Australian troops have officially finished their mission in Afghanistan and are heading home to their families for Christmas.
Military families will have a special present this Christmas as Australian troops arrive home from Afghanistan two weeks early.
Prime Minister Tony Abbott described the exit of the last troops from Oruzgan Province this weekend as “bittersweet”, acknowledging the deployment of 26,000 personnel over the years had come at a cost.
Forty Australian military personnel died and 261 were seriously injured during a decade of conflict in the war-torn country.
“I accept that we have, as a nation, paid a high price,” he said on Monday.
“I accept that 40 families have paid an almost unbearable price.
“Nevertheless, if you look at the benefits for our country, for Afghanistan, and for the wider world, my conclusion is yes, it has been worth it.”
Australian Defence Force (ADF) chief General David Hurley said Australia had honoured those fallen by finishing the transition of security in Oruzgan Province to the Afghan National Security Forces.
“I remain immensely proud of the contribution the ADF has made in Afghanistan and greatly appreciate the work of all the supporting personnel and the sacrifices made by families here in Australia,” he said.
Defence Minister David Johnston was confident Afghan military officers would be up to the job after Australian soldiers left.
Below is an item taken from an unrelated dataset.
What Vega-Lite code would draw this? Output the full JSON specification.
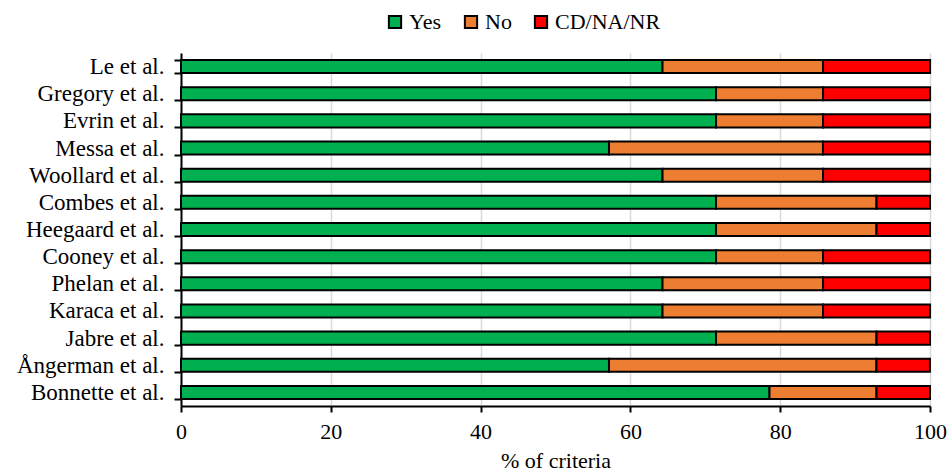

“This last fighting season, the Afghan national army has virtually fought without supervision,” Senator Johnston said.
Also on their way to Australia are Afghan language interpreters who worked with Australian forces, whose employment placed them at considerable risk of retaliation.
Australian special forces soldiers were first sent to Afghanistan in late 2001 and into Oruzgan Province in late 2005.
Numbers eventually peaked at more than 1500.
Australia planned to pass control of the base at Tarin Kowt to Afghan forces and withdraw from Oruzgan by the end of the year.
About 400 Australian military personnel will stay in the country next year, mainly in Kabul and Kandahar, in training and advisory roles.
The Australian government has also committed to spending about $100 million a year on the Afghan national forces, Mr Abbott said.
Opposition Leader Bill Shorten said that for many Australian veterans, the war would never end because of stress and trauma.
“Our veterans for decades will still be working through the issues of their service in Afghanistan,” he said.
“This nation owes them a debt of gratitude.
“All of us should support the efforts of helping our veterans, both returned with the military and those who leave the military.”